Direct (or core) procurement traditionally focuses mainly on the sourcing of goods, and some allied services, that are used in the manufacturing or production of goods for sale. These items are usually clearly specified, often with a pre-defined supplier base.

Indirect procurement is different. It is essentially the sourcing of services (and maybe some goods) to support day-to-day operations.

The indirect spend may make up around 30 per cent of all third-party spend, but there are significantly more suppliers and the buying community is more decentralised. Add to that, a higher potential for maverick spend and sensitive stakeholders, and there is the added complexity.

What is happening now is that the percentage of indirect spend-under-management is growing in many companies. Difficult areas such as advertising, insurance and consulting fees are slowly being brought into the category structure.

It is often said that indirect procurement is not strategic. However, some high spend categories, such as sponsorship and employee benefits, could definitely qualify.

Key issues in Indirect Procurement
  • Buying decisions are often dispersed throughout an organisation into diverse and competing business units or locations.
  • Stakeholders can, and will, resist any changes on which they have not been consulted.
  • Managing an indirect category such as marketing services or consulting requires assembling the historical data and providing reliable spend information.
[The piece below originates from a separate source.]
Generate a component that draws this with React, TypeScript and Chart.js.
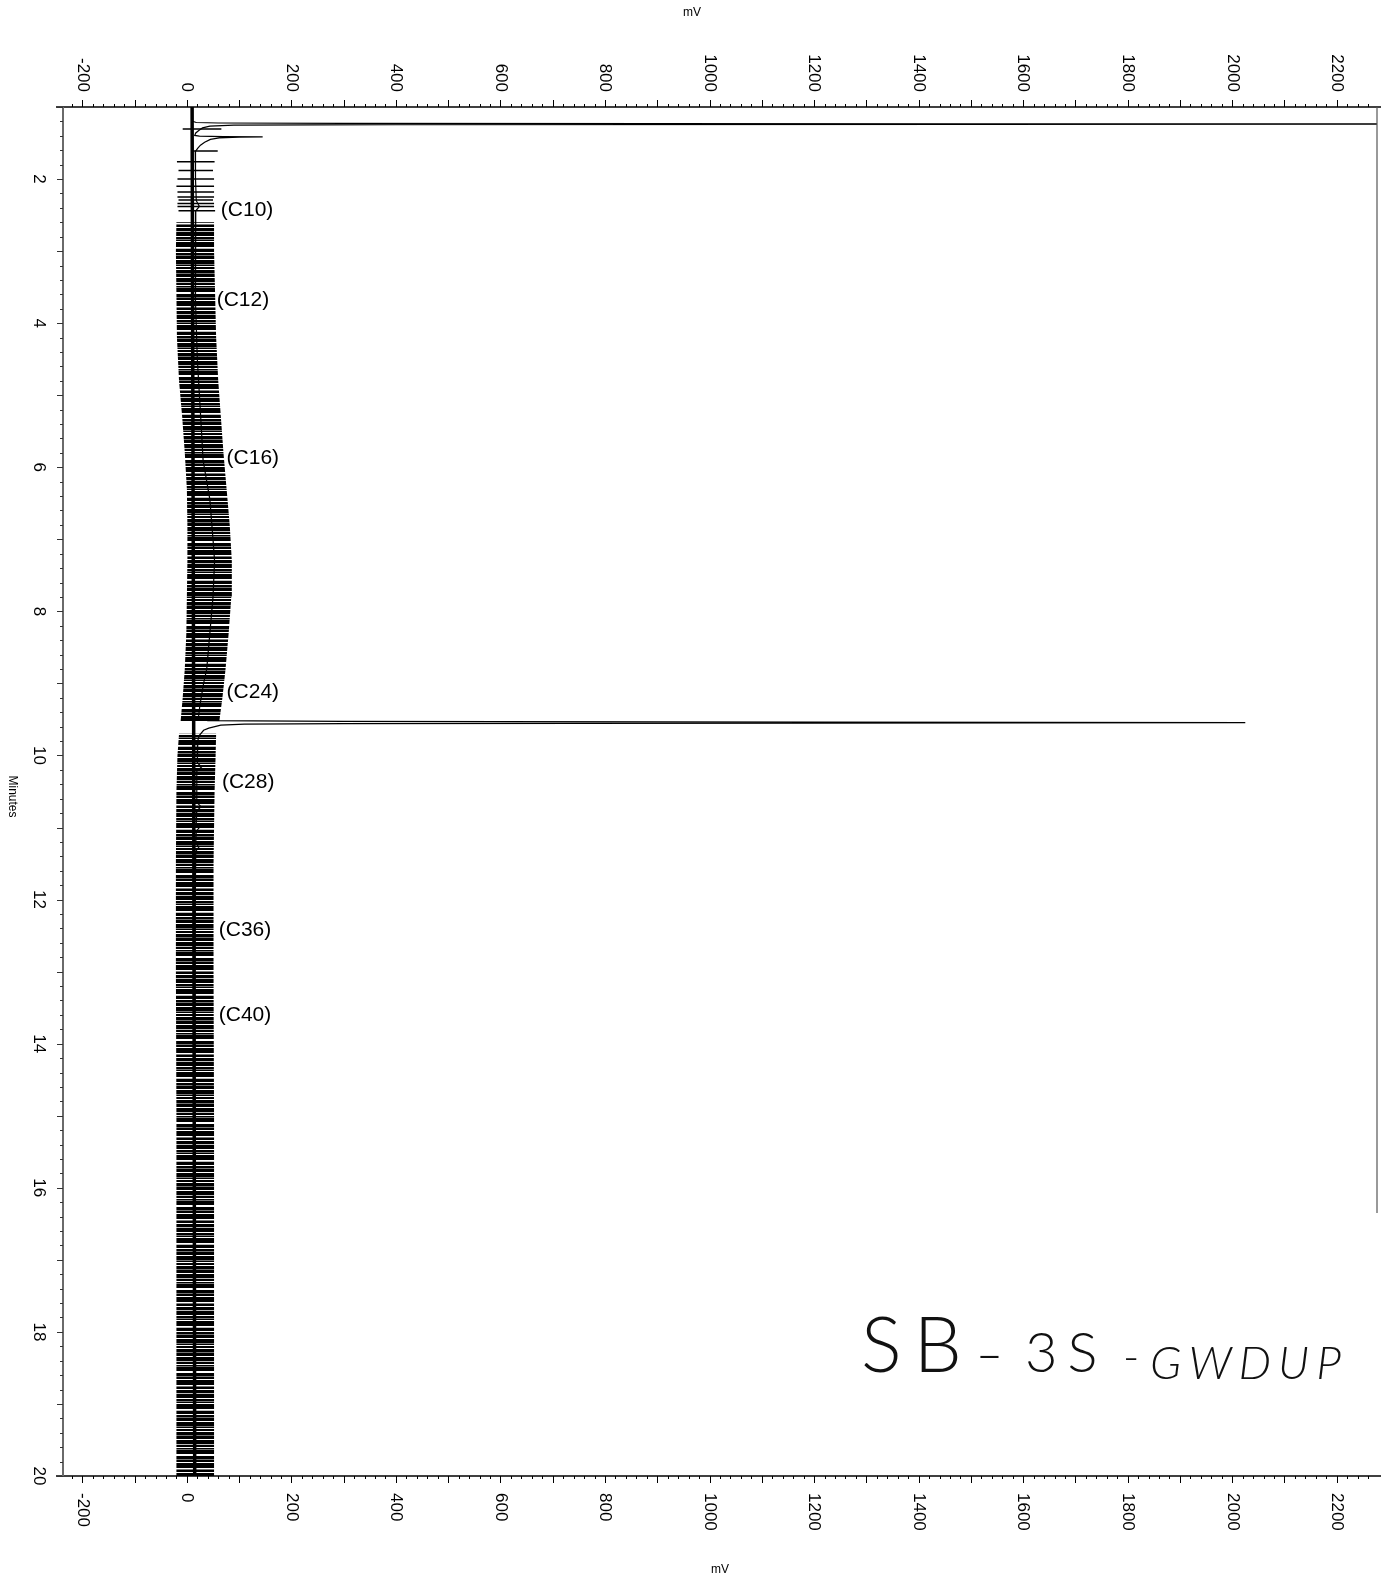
import { useEffect, useRef } from 'react';
import { Chart, registerables } from 'chart.js';

Chart.register(...registerables);

// FID trace: retention time (min) and detector response (mV)
const traceMinutes = [
  1.0, 1.2, 1.215, 1.222, 1.228, 1.233, 1.237, 1.241, 1.245, 1.252, 1.265, 1.29, 1.32, 1.36,
  1.395, 1.405, 1.411, 1.416, 1.42, 1.428, 1.45, 1.49, 1.53, 1.57, 1.62, 1.75, 2.0, 2.3, 2.38,
  2.44, 3.0, 3.7, 4.5, 5.0, 5.5, 5.9, 6.45, 7.0, 7.3, 7.8, 8.3, 8.8, 9.0, 9.3, 9.48, 9.515,
  9.527, 9.537, 9.545, 9.552, 9.558, 9.565, 9.58, 9.62, 9.65, 9.72, 9.79, 10.1, 10.16, 10.22,
  10.65, 10.71, 10.77, 10.94, 10.99, 11.05, 11.22, 11.27, 11.33, 12.0, 14.0, 17.0, 20.0,
];
const traceMv = [
  10, 11, 18, 60, 300, 1500, 2700, 1500, 400, 90, 44, 30, 24, 17,
  15, 24, 70, 145, 100, 62, 45, 34, 26, 21, 16, 16, 17, 18, 24,
  17, 16, 17, 20, 24, 28, 31, 44, 50, 53, 50, 44, 38, 32, 25, 22, 40,
  300, 1200, 2025, 1200, 300, 110, 65, 42, 32, 24, 21, 20, 28, 19,
  19, 27, 19, 18, 25, 18, 17, 23, 17, 16, 15, 15, 15,
];

// Drifting detector baseline
const baselineMinutes = [1.0, 9.5, 20.0];
const baselineMv = [10, 13, 15];

// Individual noise strokes / event marks in the early part of the run
const strokeMinutes = [1.306, 1.61, 1.76, 1.88, 2.0, 2.1, 2.18, 2.25, 2.29, 2.34, 2.38, 2.44];
const strokeLeftMv = [-8, 11, -19, -16, -18, -20, -18, -18, -16, -18, -18, -16];
const strokeRightMv = [66, 59, 53, 50, 52, 52, 52, 52, 50, 52, 52, 54];

// Dense noise envelope up to the 9.5 min peak
const bandAMinutes = [2.6, 3.0, 3.6, 4.2, 4.8, 5.3, 5.8, 6.3, 6.8, 7.3, 7.8, 8.3, 8.8, 9.2, 9.53];
const bandALeftMv = [-20, -21, -20, -19, -15, -9, -4, 0, 1, 1, 0, -1, -4, -8, -12];
const bandARightMv = [52, 52, 54, 56, 60, 65, 70, 76, 82, 86, 85, 80, 74, 68, 62];

// Dense noise envelope after the 9.5 min peak
const bandBMinutes = [9.7, 10.0, 10.5, 11.5, 13.0, 15.0, 17.0, 20.0];
const bandBLeftMv = [-15, -18, -20, -21, -21, -20, -20, -20];
const bandBRightMv = [56, 55, 53, 51, 51, 52, 52, 52];

// Carbon-range retention markers
const markerNames = ['(C10)', '(C12)', '(C16)', '(C24)', '(C28)', '(C36)', '(C40)'];
const markerMinutes = [2.43, 3.68, 5.87, 9.12, 10.37, 12.42, 13.6];
const markerMv = [65, 57, 76, 76, 67, 61, 61];

// Axis tick labels
const mvTickLabels = [-200, 0, 200, 400, 600, 800, 1000, 1200, 1400, 1600, 1800, 2000, 2200];
const minuteTickLabels = [2, 4, 6, 8, 10, 12, 14, 16, 18, 20];

const MV_MIN = -237;
const MV_MAX = 2277;
const MIN_START = 1;
const MIN_END = 20;

const SANS = '"Liberation Sans", Arial, Helvetica, sans-serif';
const PEN = `Lato, ${SANS}`;

// Horizontal stripe texture for the dense noise bands
const STRIPE_ROWS =
  'BBB.BBGBBB.BBBBGB.BB.BBBGBBB.BBBBLBB.BGBBBB..BBBGBB.BBBBB.GBB.BBBLBBBB.BBGB.BBBBB.L';

function makeStripes(rows: string): CanvasPattern | string {
  const c = document.createElement('canvas');
  c.width = 8;
  c.height = rows.length;
  const g = c.getContext('2d');
  if (!g) return '#000';
  for (let i = 0; i < rows.length; i++) {
    const ch = rows[i];
    if (ch === '.') continue;
    g.fillStyle = ch === 'B' ? '#000000' : ch === 'G' ? '#767676' : '#bdbdbd';
    g.fillRect(0, i, 8, 1);
  }
  return g.createPattern(c, 'repeat') || '#000';
}

function polygon(mins: number[], left: number[], right: number[]) {
  const l = mins.map((m, i) => ({ x: left[i], y: m }));
  const r = mins.map((m, i) => ({ x: right[i], y: m })).reverse();
  return [...l, ...r];
}

const axesPlugin = {
  id: 'chromatogramAxes',
  afterDraw(chart: any) {
    const { ctx, chartArea: a } = chart;
    const x = chart.scales.x;
    const y = chart.scales.y;
    const seg = (x1: number, y1: number, x2: number, y2: number) => {
      ctx.beginPath();
      ctx.moveTo(x1, y1);
      ctx.lineTo(x2, y2);
      ctx.stroke();
    };
    ctx.save();

    // frame
    ctx.strokeStyle = '#000';
    ctx.lineWidth = 1.6;
    seg(a.left - 7, a.top, a.right + 4, a.top);
    seg(a.left - 7, a.bottom, a.right + 4, a.bottom);
    ctx.strokeStyle = '#6a6a6a';
    ctx.lineWidth = 2;
    seg(a.left, a.top, a.left, a.bottom);
    ctx.strokeStyle = '#555';
    ctx.lineWidth = 1.2;
    seg(a.right, a.top, a.right, y.getPixelForValue(16.35));

    // mV ticks, top and bottom
    ctx.strokeStyle = '#000';
    ctx.lineWidth = 1;
    for (let v = -220; v <= 2260; v += 20) {
      const px = Math.round(x.getPixelForValue(v)) + 0.5;
      const len = v % 100 === 0 ? 7 : 3;
      seg(px, a.top, px, a.top - len);
      seg(px, a.bottom, px, a.bottom + len);
    }
    // minute ticks, left
    ctx.strokeStyle = '#333';
    for (let i = MIN_START * 5; i <= MIN_END * 5; i++) {
      const m = i / 5;
      const py = Math.round(y.getPixelForValue(m)) + 0.5;
      const len = i % 5 === 0 ? 6 : 3;
      seg(a.left, py, a.left - len, py);
    }

    // rotated tick labels
    ctx.fillStyle = '#000';
    ctx.font = `17px ${SANS}`;
    ctx.textBaseline = 'middle';
    for (const v of mvTickLabels) {
      const px = x.getPixelForValue(v);
      ctx.save();
      ctx.translate(px, a.top - 15);
      ctx.rotate(Math.PI / 2);
      ctx.textAlign = 'right';
      ctx.fillText(String(v), 0, 0);
      ctx.restore();
      ctx.save();
      ctx.translate(px, a.bottom + 17);
      ctx.rotate(Math.PI / 2);
      ctx.textAlign = 'left';
      ctx.fillText(String(v), 0, 0);
      ctx.restore();
    }
    for (const m of minuteTickLabels) {
      const py = y.getPixelForValue(m);
      ctx.save();
      ctx.translate(a.left - 24, py);
      ctx.rotate(Math.PI / 2);
      ctx.textAlign = 'center';
      ctx.fillText(String(m), 0, 0);
      ctx.restore();
    }

    // axis titles
    ctx.font = `12px ${SANS}`;
    ctx.textAlign = 'center';
    ctx.fillText('mV', 692, 13);
    ctx.fillText('mV', 720, 1570);
    ctx.save();
    ctx.translate(12, (a.top + a.bottom) / 2 + 5);
    ctx.rotate(Math.PI / 2);
    ctx.fillText('Minutes', 0, 0);
    ctx.restore();

    // carbon range markers
    ctx.font = `21px ${SANS}`;
    ctx.textAlign = 'left';
    ctx.textBaseline = 'middle';
    markerNames.forEach((name, i) => {
      ctx.fillText(name, x.getPixelForValue(markerMv[i]), y.getPixelForValue(markerMinutes[i]));
    });

    // sample id written on the sheet
    ctx.textBaseline = 'alphabetic';
    ctx.fillStyle = '#111';
    ctx.letterSpacing = '12px';
    ctx.font = `300 76px ${PEN}`;
    ctx.fillText('SB', 861, 1372);
    ctx.letterSpacing = '0px';
    ctx.font = `300 52px ${PEN}`;
    ctx.save();
    ctx.translate(975, 1372);
    ctx.scale(1.5, 1);
    ctx.fillText('-', 0, 0);
    ctx.restore();
    ctx.letterSpacing = '10px';
    ctx.font = `300 56px ${PEN}`;
    ctx.fillText('3S', 1025, 1372);
    ctx.letterSpacing = '0px';
    ctx.font = `300 44px ${PEN}`;
    ctx.fillText('-', 1123, 1372);
    ctx.letterSpacing = '7px';
    ctx.font = `italic 300 46px ${PEN}`;
    ctx.fillText('GWDUP', 1150, 1379);
    ctx.letterSpacing = '0px';

    ctx.restore();
  },
};

export default function App() {
  const ref = useRef<HTMLCanvasElement>(null);

  useEffect(() => {
    const canvas = ref.current;
    if (!canvas) return;
    const dense = makeStripes(STRIPE_ROWS);

    const strokes: any[] = [];
    strokeMinutes.forEach((m, i) => {
      strokes.push({ x: strokeLeftMv[i], y: m }, { x: strokeRightMv[i], y: m }, { x: null, y: null });
    });

    const chart = new Chart(canvas, {
      type: 'scatter',
      data: {
        datasets: [
          {
            label: 'FID',
            data: traceMinutes.map((m, i) => ({ x: traceMv[i], y: m })),
            showLine: true,
            borderColor: '#000',
            borderWidth: 1.2,
            pointRadius: 0,
          },
          {
            label: 'Baseline',
            data: baselineMinutes.map((m, i) => ({ x: baselineMv[i], y: m })),
            showLine: true,
            borderColor: '#000',
            borderWidth: 3.5,
            pointRadius: 0,
          },
          {
            label: 'Early noise',
            data: strokes,
            showLine: true,
            spanGaps: false,
            borderColor: '#000',
            borderWidth: 1.5,
            pointRadius: 0,
          },
          {
            label: 'Noise A',
            data: polygon(bandAMinutes, bandALeftMv, bandARightMv),
            showLine: true,
            fill: 'shape',
            backgroundColor: dense as any,
            borderWidth: 0,
            pointRadius: 0,
          },
          {
            label: 'Noise B',
            data: polygon(bandBMinutes, bandBLeftMv, bandBRightMv),
            showLine: true,
            fill: 'shape',
            backgroundColor: dense as any,
            borderWidth: 0,
            pointRadius: 0,
          },
        ] as any,
      },
      options: {
        animation: false,
        responsive: false,
        maintainAspectRatio: false,
        devicePixelRatio: 1,
        events: [],
        layout: { padding: { left: 63, top: 107, right: 7, bottom: 105 } },
        plugins: {
          legend: { display: false },
          tooltip: { enabled: false },
          title: { display: false },
        },
        scales: {
          x: { type: 'linear', min: MV_MIN, max: MV_MAX, display: false },
          y: { type: 'linear', min: MIN_START, max: MIN_END, reverse: true, display: false },
        },
      },
      plugins: [axesPlugin],
    });
    return () => chart.destroy();
  }, []);

  return (
    <div style={{ position: 'absolute', left: 0, top: 0, width: 1384, height: 1581, background: '#fff' }}>
      <canvas ref={ref} width={1384} height={1581} style={{ display: 'block', width: 1384, height: 1581 }} />
    </div>
  );
}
Often transactions are miscoded – sometimes on purpose – which creates the wrong picture.
  • Suppliers can only be a resource for continuous improvement if the communication channels are open in both directions.
Strategies for Indirect Procurement  

The first step in a category strategy should be to aggregate the spend and understand it and its sub-categories. Next, present this information, in a digestible form, to stakeholders to elicit their input.

It is never too early to talk to stakeholders about the data or the proposed Scope of Work. After the Request for Proposal has been issued, it is too late.

Two of the success criteria in indirect procurement are a robust Scope of Work and a detailed Service Level Agreement with workable measurements.  Without these, any contract can fail.    

Indirect Procurement as a Career Choice

The requisite technical skills for individual success in procurement have been well-documented. One of the key skills of the future is to be numerate and have analytical ability, but not necessarily be a mathematician.

Managing indirect categories requires a different skill set from that which is needed for working in direct procurement. Behavioural skills, which can also be acquired, come into the spotlight here.

Particularly important is the need to collaborate with stakeholders. An aspiring category manager needs Influencing and listening skills, empathy, and the ability to take the initiative as well as being decisive when the need arises.

Indirect categories (when the tail-end spend is excluded) do not easily lend themselves to automation or the use of the e-procurement tools, such as e-catalogues or vendor management systems.

This creates a dilemma for external service providers who have these tools, but readily admit that there are nuances and emotions at play that may be beyond their control.

The organisational culture and landscape on the indirect side has many nuances that do not exist on the direct side. Procurement executives will therefore need to traverse the waters of indirect spend with unique strategies to ensure success.

Indirect procurement is all about building trust with stakeholders and suppliers to ensure continuity of supply and smooth operations.

Just try to procure the same make and model of smartphone for everyone, or change the catering company without considering end-users.